The Diffusion Forcing framework enables the generation of videos of infinite duration. SkyReels-V2 supports both text-to-video (T2V) and image-to-video (I2V) generation tasks, and it is capable of running inference in both synchronous and asynchronous modes, with example scripts demonstrating long video generation available.

A notable component of SkyReels-V2 is SkyCaptioner-V1, a video captioning model designed for data annotation. This model is trained on caption results from the base Qwen2.5-VL-72B-Instruct model and additional sub-expert captioners using a carefully curated dataset of approximately two million balanced videos to ensure annotation quality and conceptual balance.

SkyCaptioner-V1, which builds on the Qwen2.5-VL-7B-Instruct foundation, is fine-tuned for improved domain-specific video captioning performance. Evaluations using a test set of 1,000 samples indicate that SkyCaptioner-V1 achieves higher average accuracy than state-of-the-art baseline models, particularly excelling in shot-related fields.

Building on prior successes with large language models, the developers focused on enhancing generative video quality through reinforcement learning, addressing identified limitations such as difficulties with large, deformable motions and occasional physical inconsistencies in generated videos.

In order to improve performance, two sequential stages of supervised fine-tuning (SFT) were implemented at 540p and 720p resolutions, respectively.
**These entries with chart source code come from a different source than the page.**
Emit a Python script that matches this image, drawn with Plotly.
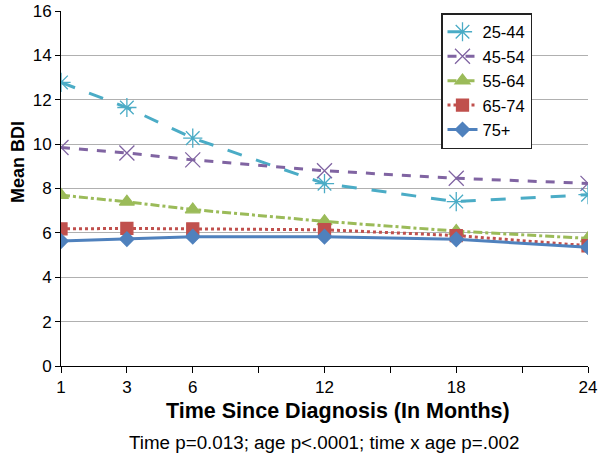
import plotly.graph_objects as go

# Data
months = ["1", "3", "6", "12", "18", "24"]
axis_categories = ["1", "3", "6", "9", "12", "15", "18", "21", "24"]
axis_ticktext = ["1", "3", "6", "", "12", "", "18", "", "24"]

age_groups = ["25-44", "45-54", "55-64", "65-74", "75+"]
bdi_25_44 = [12.78, 11.65, 10.27, 8.22, 7.41, 7.72]
bdi_45_54 = [9.85, 9.6, 9.29, 8.8, 8.46, 8.23]
bdi_55_64 = [7.7, 7.4, 7.05, 6.52, 6.08, 5.75]
bdi_65_74 = [6.18, 6.2, 6.18, 6.14, 5.88, 5.42]
bdi_75p = [5.63, 5.72, 5.83, 5.83, 5.71, 5.35]

series_values = [bdi_25_44, bdi_45_54, bdi_55_64, bdi_65_74, bdi_75p]

colors = ["#4BACC6", "#8064A2", "#9BBB59", "#C0504D", "#4F81BD"]
dashes = ["longdash", "dash", "dashdot", "dot", "solid"]
symbols = ["asterisk-open", "x-thin-open", "triangle-up", "square", "diamond"]
msizes = [16, 15, 13, 12, 11]

fig = go.Figure()
for name, vals, c, d, s, ms in zip(age_groups, series_values, colors, dashes, symbols, msizes):
    fig.add_trace(go.Scatter(
        x=months, y=vals, name=name, mode="lines+markers", legendgroup=name,
        line=dict(color=c, width=3, dash=d),
        marker=dict(symbol=s, size=ms, color=c, line=dict(color=c, width=1.3)),
    ))

font_family = "Liberation Sans, Arial, sans-serif"

W, H = 600, 460
L, R, T, B = 61, 12, 11, 94
pw, ph = W - L - R, H - T - B

def px_x(px):
    return (px - L) / pw

def px_y(py):
    return (H - B - py) / ph

fig.update_layout(
    width=W, height=H,
    margin=dict(l=L, r=R, t=T, b=B, autoexpand=False),
    paper_bgcolor="white", plot_bgcolor="white",
    font=dict(family=font_family, size=17, color="black"),
    showlegend=True,
    legend=dict(
        x=px_x(441), y=px_y(13), xanchor="left", yanchor="top",
        bgcolor="white", bordercolor="#222222", borderwidth=1.5,
        font=dict(size=16.5, color="black"),
        tracegroupgap=0, traceorder="grouped",
        itemwidth=30,
    ),
    xaxis=dict(
        type="category", automargin=False,
        categoryorder="array", categoryarray=axis_categories,
        tickmode="array", tickvals=axis_categories, ticktext=axis_ticktext,
        range=[0, 8],
        showline=True, linecolor="black", linewidth=1,
        ticks="outside", ticklen=6, tickcolor="black",
        showgrid=False, zeroline=False,
        tickfont=dict(size=17),
    ),
    yaxis=dict(
        range=[0, 16], dtick=2, automargin=False,
        showline=True, linecolor="black", linewidth=1,
        ticks="outside", ticklen=5, tickcolor="black",
        showgrid=True, gridcolor="#B0B0B0", gridwidth=1,
        zeroline=False,
        tickfont=dict(size=17),
    ),
    annotations=[
        dict(text="<b>Mean BDI</b>", xref="paper", yref="paper",
             x=px_x(18), y=px_y(162), xanchor="center", yanchor="middle",
             textangle=-90, showarrow=False, font=dict(size=18)),
        dict(text="<b>Time Since Diagnosis (In Months)</b>", xref="paper", yref="paper",
             x=px_x(338), y=px_y(411), xanchor="center", yanchor="middle",
             showarrow=False, font=dict(size=21.5)),
        dict(text="Time p=0.013; age p<.0001; time x age p=.002", xref="paper", yref="paper",
             x=px_x(324), y=px_y(442), xanchor="center", yanchor="middle",
             showarrow=False, font=dict(size=18.8)),
    ],
)

# remove the default 8px page margin so the figure sits at the window's top-left corner
fig.write_html("out.html", config={"displayModeBar": False},
               post_script="document.body.style.margin='0';")
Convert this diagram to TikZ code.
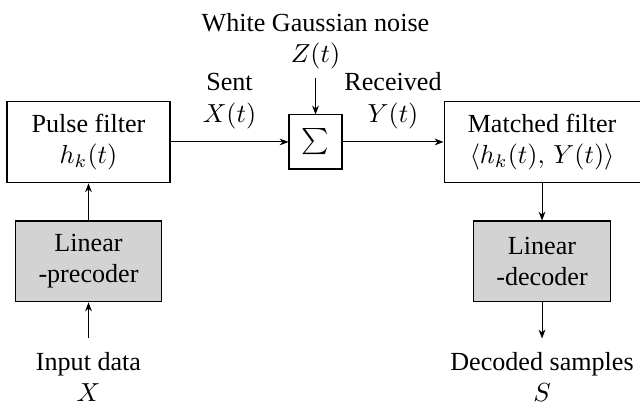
\documentclass[tikz,border=0pt]{standalone}
\usepackage[no-math]{fontspec}
\setmainfont{Liberation Serif}
\usepackage{xcolor}
\usepackage{tikz}
\usetikzlibrary{positioning, arrows.meta}
\definecolor{coderfill}{HTML}{D3D3D3}

\begin{document}
\begin{tikzpicture}[
    block/.style={draw, align=center, minimum height=1.1cm},
    coder/.style={block, fill=coderfill, minimum height=1.09cm},
    sumbox/.style={draw, minimum width=20.3pt, minimum height=20.7pt, inner sep=0pt},
    sig/.style={-{Stealth[length=3.4pt, width=2.6pt]}, line width=0.4pt}]
      \useasboundingbox (-4.249, 1.912) rectangle (4.370, -3.555);
      % main chain
      \node[sumbox] (sum) at (0, 0) {$\sum$};
      \node[block, minimum width=2.195cm, left=1.589cm of sum] (pulse)
        {Pulse filter\\$h_k(t)$};
      \node[block, minimum width=2.64cm, right=1.36cm of sum] (match)
        {Matched filter\\$\langle h_k(t),\, Y(t)\rangle$};
      \node[coder, minimum width=1.967cm, below=0.5cm of pulse] (pre)
        {Linear\\-precoder};
      \node[coder, minimum width=1.845cm, below=0.5cm of match] (dec)
        {Linear\\-decoder};
      % free ends
      \coordinate[above=0.485cm of sum] (noise);
      \coordinate[below=0.485cm of pre] (input);
      \coordinate[below=0.485cm of dec] (output);
      % labels
      \node[above, align=center] (noiselbl) at (noise)
        {White Gaussian noise\\$Z(t)$};
      \node[below=1.8pt, align=center] (inputlbl) at (input)
        {Input data\\$X$};
      \node[below=1.8pt, align=center] (outputlbl) at (output)
        {Decoded samples\\$S$};
      % connectors
      \draw[sig] (pulse) -- node[above=1.5pt, align=center] (sent)
        {Sent\\$X(t)$} (sum);
      \draw[sig] (sum) -- node[above=1.5pt, align=center] (recv)
        {Received\\$Y(t)$} (match);
      \draw[sig] (noise) -- (sum);
      \draw[sig] (input) -- (pre);
      \draw[sig] (pre) -- (pulse);
      \draw[sig] (match) -- (dec);
      \draw[sig] (dec) -- (output);
    \end{tikzpicture}
\end{document}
The initial SFT phase took place immediately after pretraining and before the reinforcement learning stage. This first SFT stage acts as a conceptual equilibrium trainer, refining the foundation model’s pretraining outcomes, which used only 24 frames per second (fps) video data, and simplifying the architecture by removing FPS embedding components.

What Is SkyReels?

SkyReels is a video creation platform powered by artificial intelligence that allows users to produce short films, animations, and videos by combining text prompts, images, and audio inputs. The platform provides a wide range of features including AI-generated characters, tools for storyboarding, lip-syncing capabilities, music composition, and video editing, all designed to streamline the content creation process. It also includes advanced AI models such as SkyReels-V1 and SkyReels-V2.

SkyReels-V1 is an open-source video foundation model focused on human-centered video production for short dramas, supporting both text-to-video and image-to-video generation while accurately rendering subtle facial expressions and delivering cinematic-quality visuals.